The abuse Catherine McKenna receives on Twitter exploded the day the carbon tax started

catherine-mckenna-minister-of-environment

Catherine McKenna, Canada's Minister of Environment and Climate Change speaks during an event in Toronto, Ont., on Aug. 27, 2019. Photo by Cole Burston

By Fatima Syed

Three days after the election, a blown-up photo of Catherine McKenna on the front window of her campaign office was defaced with a vulgar four-letter slur painted in deep red letters.

The Ottawa Centre MP, who served as environment minister for the last four years, was speechless in her reaction to seeing “c--t” written over her face, but wasn’t surprised,

"It's the same as the trolls on Twitter. It needs to stop,” McKenna told reporters Thursday, six weeks after she had to employ security personnel after a passerby in a car attacked her and her children outside a movie theatre by yelling “F*** you, Climate Barbie.”

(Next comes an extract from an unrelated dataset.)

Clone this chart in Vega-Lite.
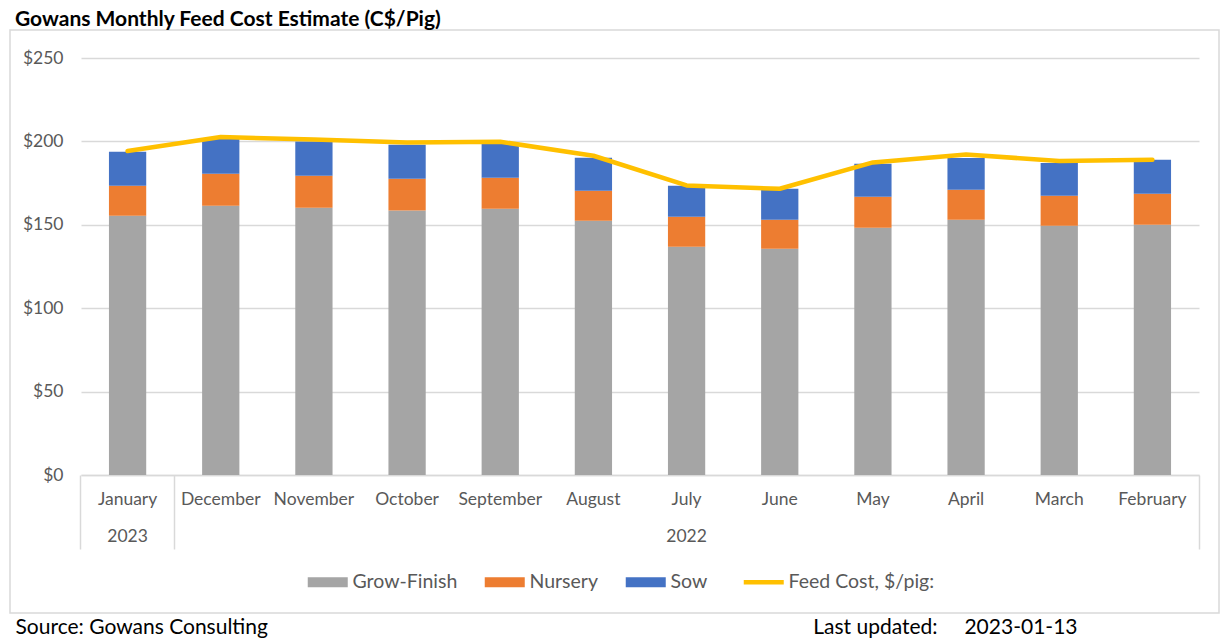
{
  "$schema": "https://vega.github.io/schema/vega-lite/v6.json",
  "width": 1209,
  "height": 583,
  "autosize": {"type": "none"},
  "padding": {"left": 10, "top": 30, "right": 8, "bottom": 28},
  "background": "white",
  "config": {"font": "Lato", "view": {"stroke": "#D9D9D9", "strokeWidth": 1.5}},
  "title": {
    "text": "Gowans Monthly Feed Cost Estimate (C$/Pig)",
    "anchor": "start",
    "frame": "group",
    "dx": 5,
    "offset": -17,
    "fontSize": 21,
    "fontWeight": "bold",
    "color": "#000000",
    "font": "Lato",
    "baseline": "alphabetic"
  },
  "datasets": {
    "segments": [
      {"month": "January", "component": "Grow-Finish", "value": 155.4},
      {"month": "January", "component": "Nursery", "value": 18.0},
      {"month": "January", "component": "Sow", "value": 20.4},
      {"month": "December", "component": "Grow-Finish", "value": 161.4},
      {"month": "December", "component": "Nursery", "value": 19.2},
      {"month": "December", "component": "Sow", "value": 21.4},
      {"month": "November", "component": "Grow-Finish", "value": 160.2},
      {"month": "November", "component": "Nursery", "value": 19.2},
      {"month": "November", "component": "Sow", "value": 20.6},
      {"month": "October", "component": "Grow-Finish", "value": 158.6},
      {"month": "October", "component": "Nursery", "value": 19.0},
      {"month": "October", "component": "Sow", "value": 20.4},
      {"month": "September", "component": "Grow-Finish", "value": 159.6},
      {"month": "September", "component": "Nursery", "value": 18.6},
      {"month": "September", "component": "Sow", "value": 20.4},
      {"month": "August", "component": "Grow-Finish", "value": 152.4},
      {"month": "August", "component": "Nursery", "value": 18.0},
      {"month": "August", "component": "Sow", "value": 19.8},
      {"month": "July", "component": "Grow-Finish", "value": 136.8},
      {"month": "July", "component": "Nursery", "value": 18.0},
      {"month": "July", "component": "Sow", "value": 18.6},
      {"month": "June", "component": "Grow-Finish", "value": 135.6},
      {"month": "June", "component": "Nursery", "value": 17.4},
      {"month": "June", "component": "Sow", "value": 18.6},
      {"month": "May", "component": "Grow-Finish", "value": 148.2},
      {"month": "May", "component": "Nursery", "value": 18.6},
      {"month": "May", "component": "Sow", "value": 19.8},
      {"month": "April", "component": "Grow-Finish", "value": 153.0},
      {"month": "April", "component": "Nursery", "value": 18.0},
      {"month": "April", "component": "Sow", "value": 19.0},
      {"month": "March", "component": "Grow-Finish", "value": 149.4},
      {"month": "March", "component": "Nursery", "value": 18.0},
      {"month": "March", "component": "Sow", "value": 19.6},
      {"month": "February", "component": "Grow-Finish", "value": 150.0},
      {"month": "February", "component": "Nursery", "value": 18.6},
      {"month": "February", "component": "Sow", "value": 20.4}
    ],
    "cost": [
      {"month": "January", "cost": 194.2},
      {"month": "December", "cost": 202.6},
      {"month": "November", "cost": 201.2},
      {"month": "October", "cost": 199.4},
      {"month": "September", "cost": 199.8},
      {"month": "August", "cost": 191.4},
      {"month": "July", "cost": 173.6},
      {"month": "June", "cost": 171.6},
      {"month": "May", "cost": 187.4},
      {"month": "April", "cost": 192.2},
      {"month": "March", "cost": 188.2},
      {"month": "February", "cost": 189.0}
    ]
  },
  "layer": [
    {
      "data": {"name": "segments"},
      "mark": {"type": "bar"},
      "encoding": {
        "x": {
          "field": "month",
          "type": "nominal",
          "scale": {
            "domain": ["January", "December", "November", "October", "September", "August", "July", "June", "May", "April", "March", "February"],
            "range": [71, 1189],
            "paddingInner": 0.6,
            "paddingOuter": 0.3
          },
          "axis": {
            "orient": "bottom",
            "offset": -138,
            "title": "Source: Gowans Consulting",
            "titleX": 5,
            "titleY": 158.5,
            "titleAlign": "left",
            "titleBaseline": "alphabetic",
            "titleFontSize": 21,
            "titleFontWeight": "normal",
            "titleColor": "#000000",
            "titleFont": "Lato",
            "labelExpr": "datum.value === 'January' ? ['January', '2023'] : datum.value === 'July' ? ['July', '2022'] : datum.value",
            "labelAngle": 0,
            "labelBaseline": "top",
            "labelLineHeight": 37,
            "labelFontSize": 17.5,
            "labelColor": "#595959",
            "labelPadding": -59,
            "labelOverlap": false,
            "domainColor": "#D9D9D9",
            "domainWidth": 1.5,
            "ticks": true,
            "tickSize": 74,
            "tickWidth": 1.5,
            "bandPosition": 1.75,
            "tickColor": {"condition": {"test": "datum.value === 'January' || datum.value === 'February'", "value": "#D9D9D9"}, "value": "transparent"},
            "grid": false
          }
        },
        "y": {
          "field": "value",
          "type": "quantitative",
          "stack": "zero",
          "scale": {"domain": [0, 250], "nice": false, "range": [445, 28]},
          "axis": {
            "title": null,
            "values": [0, 50, 100, 150, 200, 250],
            "format": "$.0f",
            "domain": false,
            "ticks": false,
            "grid": true,
            "gridColor": "#D9D9D9",
            "gridWidth": 1.5,
            "labelFontSize": 17.5,
            "labelColor": "#595959",
            "labelPadding": -53
          }
        },
        "color": {
          "field": "component",
          "type": "nominal",
          "scale": {
            "domain": ["Grow-Finish", "Nursery", "Sow", "Feed Cost, $/pig:"],
            "range": ["#A5A5A5", "#ED7D31", "#4472C4", "#FFC000"]
          },
          "legend": {
            "orient": "none",
            "legendX": 308,
            "legendY": 542,
            "direction": "horizontal",
            "title": null,
            "padding": 0,
            "labelFontSize": 19.5,
            "labelColor": "#595959",
            "labelFont": "Lato",
            "symbolSize": 1600,
            "columnPadding": 26,
            "labelOffset": 15,
            "encode": {
              "symbols": {
                "update": {
                  "shape": {"signal": "datum.value === 'Feed Cost, $/pig:' ? 'M-1,0H1' : 'M-1,-0.25H1V0.25H-1Z'"},
                  "fill": {"signal": "datum.value === 'Feed Cost, $/pig:' ? 'transparent' : scale('color', datum.value)"},
                  "stroke": {"signal": "scale('color', datum.value)"},
                  "strokeWidth": {"signal": "datum.value === 'Feed Cost, $/pig:' ? 4.5 : 0"},
                  "opacity": {"value": 1}
                }
              }
            }
          }
        },
        "order": {"field": "component", "sort": "ascending"}
      }
    },
    {
      "data": {"name": "cost"},
      "mark": {"type": "line", "strokeWidth": 4.5, "strokeCap": "round", "strokeJoin": "round"},
      "encoding": {
        "x": {
          "field": "month",
          "type": "nominal",
          "axis": {
            "orient": "bottom",
            "offset": -138,
            "values": ["January"],
            "bandPosition": -0.75,
            "labels": false,
            "domain": false,
            "ticks": true,
            "tickSize": 74,
            "tickWidth": 1.5,
            "tickColor": "#D9D9D9",
            "grid": false,
            "title": "Last updated:\u00a0\u00a0\u00a0\u00a0\u00a02023-01-13",
            "titleX": 1067,
            "titleY": 158.5,
            "titleAlign": "right",
            "titleBaseline": "alphabetic",
            "titleFontSize": 21,
            "titleFontWeight": "normal",
            "titleColor": "#000000",
            "titleFont": "Lato"
          }
        },
        "y": {"field": "cost", "type": "quantitative"},
        "color": {"datum": "Feed Cost, $/pig:", "type": "nominal"}
      }
    }
  ],
  "resolve": {"axis": {"x": "independent"}}
}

McKenna has spoken publicly time and again in recent months about the intensity of her social media engagement — so much so that it prompted one climate scientist to explore what was happening more closely.

A data analysis by Conor Anderson, a PhD candidate in the Climate Lab at the University of Toronto, found that replies to McKenna’s tweets have intensified significantly — in both their level of frequency and in offensive nature — since April 1, 2019, the day the federal carbon tax took effect in Ontario, Saskatchewan, Manitoba and New Brunswick.

That day was also the day the largest volume of tweets were sent her way in her four-year tenure.